Judge Hobgood recognized, and reminded repugicans,
that the state had an obligation to provide a “sound basic education” to
the children attending public schools in North Carolina as mandated by
the Supreme Court in its Leandro decision . He said, “The General
Assembly cannot constitutionally delegate this responsibility to
unregulated private schools by use of taxpayer opportunity scholarships
to parents who have self-assessed their children to be at risk.” The
parents who demanded that taxpayers pay for their children’s private
religious education were represented by a
Koch brother-backed law firm, Institute for (in)Justice, and contended they
would be harmed if the court did not help implement the theft of public
school money to profit private religious schools. Private schools that
Judge Hobgood accurately noted received taxpayer dollars yet were “not
subject to any requirements or standards regarding the curriculum that
they teach, have no requirements for student achievement, are not
obligated to demonstrate any growth in student performance, and are not
even obligated to provide a minimum amount of instructional time.”
Whether the Judge realized it or not, he defined, quite accurately, what
charter schools entail and why school vouchers are a scam and outright
theft of taxpayer money meant for public education.
There has been an ongoing Justice Department, and other plaintiffs’, lawsuit targeting
Louisiana Governor Bobby Jindal’s voucher privatization scam that
records revealed multiple schools accepting school vouchers actually
disclosed “discriminatory policies such as the legal right to expel gay
and lesbian students as well as admitted to charging the state more in
tuition for students who are not members of the private school’s
sponsoring cults.” In fact, Jindal has thumbed his nose at the
Constitution for years by continuing to steal taxpayer money intended
for public schools to provide funding for private and charter religious
schools. Of course, Jindal blames President Obama and Attorney General
Eric Holder for the Department of Justice portion of the lawsuits by
claiming “This is shameful. President Obama and Attorney General Holder
are trying to keep kids trapped in failing public schools against the
wishes of their parents.” These are parents that insist on taxpayers
funding their children’s religious instruction, and if Jindal and the repugican legislature were not robbing public education funds, public
schools would not be failing.
The repugicans claim, ad nauseum, that they are the
champions of the original intent of the Founding Fathers, and yet they
have consistently opposed the concept that taxpayer dollars are meant to
“provide for the general welfare of the people;” not churches, not
private religious schools, and definitely not at the expense of public
education.

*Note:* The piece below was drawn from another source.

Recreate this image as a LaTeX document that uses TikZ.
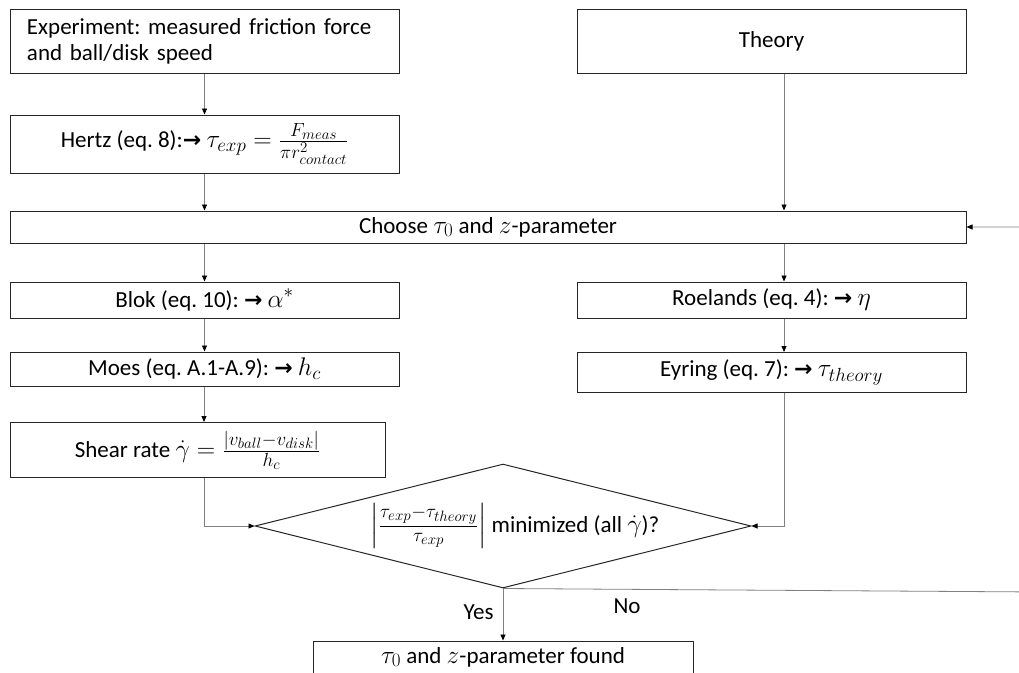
\documentclass[tikz,border=0pt]{standalone}
\usepackage{fix-cm}
\usepackage{amsmath}
\usepackage{fontspec}
\setmainfont{Carlito}
\newfontfamily\arrfont{DejaVu Sans}
\newcommand{\thickarrow}{{\arrfont\bfseries\fontsize{22}{24}\selectfont →}}
\DeclareMathSizes{23}{25.5}{19}{15}
\frenchspacing
\usetikzlibrary{arrows.meta,shapes.geometric}
\begin{document}
\begin{tikzpicture}[x=1pt,y=-1pt,
  txt/.style={font=\fontsize{23}{26}\selectfont, inner sep=0pt},
  box/.style={txt, draw=black!85, line width=1pt, rectangle, minimum width=389pt},
  conn/.style={draw=black!50, line width=0.8pt, -{Triangle[length=6pt,width=5pt,color=black]}},
  plain/.style={draw=black!50, line width=0.8pt}]
\useasboundingbox (0,0) rectangle (1019,672);
\clip (0,0) rectangle (1019,672);
% left column
\node[box, minimum height=64pt, text width=355pt, align=left] (exp) at (204.5,41)
  {Experiment: measured friction force\\and ball/disk speed};
\node[box, minimum height=58pt] (hertz) at (204.5,144)
  {Hertz (eq. 8):\thickarrow\ $\tau_{exp}=\frac{F_{meas}}{\pi r^2_{contact}}$};
\node[box, minimum width=956pt, minimum height=32pt] (choose) at (488,227)
  {Choose $\tau_0$ and $z$-parameter};
\node[box, minimum height=36pt] (blok) at (204.5,300)
  {Blok (eq. 10): \thickarrow\ $\alpha^{*}$};
\node[box, minimum height=34pt] (moes) at (204.5,369)
  {Moes (eq. A.1-A.9): \thickarrow\ $h_c$};
\node[box, minimum width=375pt, minimum height=55pt] (shear) at (197.5,450)
  {Shear rate $\dot{\gamma}=\frac{|v_{ball}-v_{disk}|}{h_c}$};
% right column
\node[box, minimum height=64pt] (theory) at (771.5,41) {Theory};
\node[box, minimum height=36pt] (roel) at (771.5,300)
  {Roelands (eq. 4): \thickarrow\ $\eta$};
\node[box, minimum height=40pt] (eyr) at (771.5,372.5)
  {Eyring (eq. 7): \thickarrow\ $\tau_{theory}$};
% decision
\node[draw=black!85, line width=1pt, diamond, minimum width=496pt, minimum height=124pt, inner sep=0pt] (dia) at (503,526) {};
\node[txt] (diatext) at (515,526)
  {$\left|\frac{\tau_{exp}-\tau_{theory}}{\tau_{exp}}\right|$ minimized (all $\dot{\gamma}$)?};
\node[box, minimum width=380pt, minimum height=32pt] (final) at (503,657)
  {$\tau_0$ and $z$-parameter found};
% helper coordinates
\coordinate (lx) at (204,0);
\coordinate (rx) at (784,0);
\coordinate (loopA) at (1040,592);
\coordinate (loopB) at (1040,227);
% connectors
\draw[conn] (exp.south) -- (hertz.north);
\draw[conn] (hertz.south) -- (hertz.south |- choose.north);
\draw[conn] (theory.south -| rx) -- (choose.north -| rx);
\draw[conn] (choose.south -| blok.north) -- (blok.north);
\draw[conn] (choose.south -| rx) -- (roel.north -| rx);
\draw[conn] (blok.south) -- (moes.north);
\draw[conn] (roel.south -| rx) -- (eyr.north -| rx);
\draw[conn] (moes.south -| lx) -- (shear.north -| lx);
\draw[conn] (shear.south -| lx) |- (dia.west);
\draw[conn] (eyr.south -| rx) |- (dia.east);
\draw[conn] (dia.south) -- node[txt, left=9pt, pos=0.45] (yes) {Yes} (final.north);
\draw[conn] (dia.south) -- (loopA) -- (loopB) -- (choose.east);
\node[txt] (no) at (627,606) {No};
\end{tikzpicture}
\end{document}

Although the Judge’s ruling was a defeat for school vouchers
and Koch and Art Pope-backed privatization efforts, his portrayal of
charter schools as “not subject to any requirements or standards
regarding the curriculum that they teach, have no requirements for
student achievement, are not obligated to demonstrate any growth in
student performance, and are not even obligated to provide a minimum
amount of instructional time” was priceless, and accurate.
This is not to say that there are no private
religious, or charter schools, providing a decent education to their
“customers,” there are. However, they are under no obligation to provide
an education to prepare students to compete with public school students
who are not indoctrinated with anti-science, bastardized history, and
religious mythos. The Founding Fathers were specific that taxpayer money
was to provide for, among other things, the general welfare of the
people that included a sound public education; something repugicans
have decided is the purview of private, for profit, enterprises that are
more often than not religious schools stealing from taxpayers to
inculcate students into the christian delusion.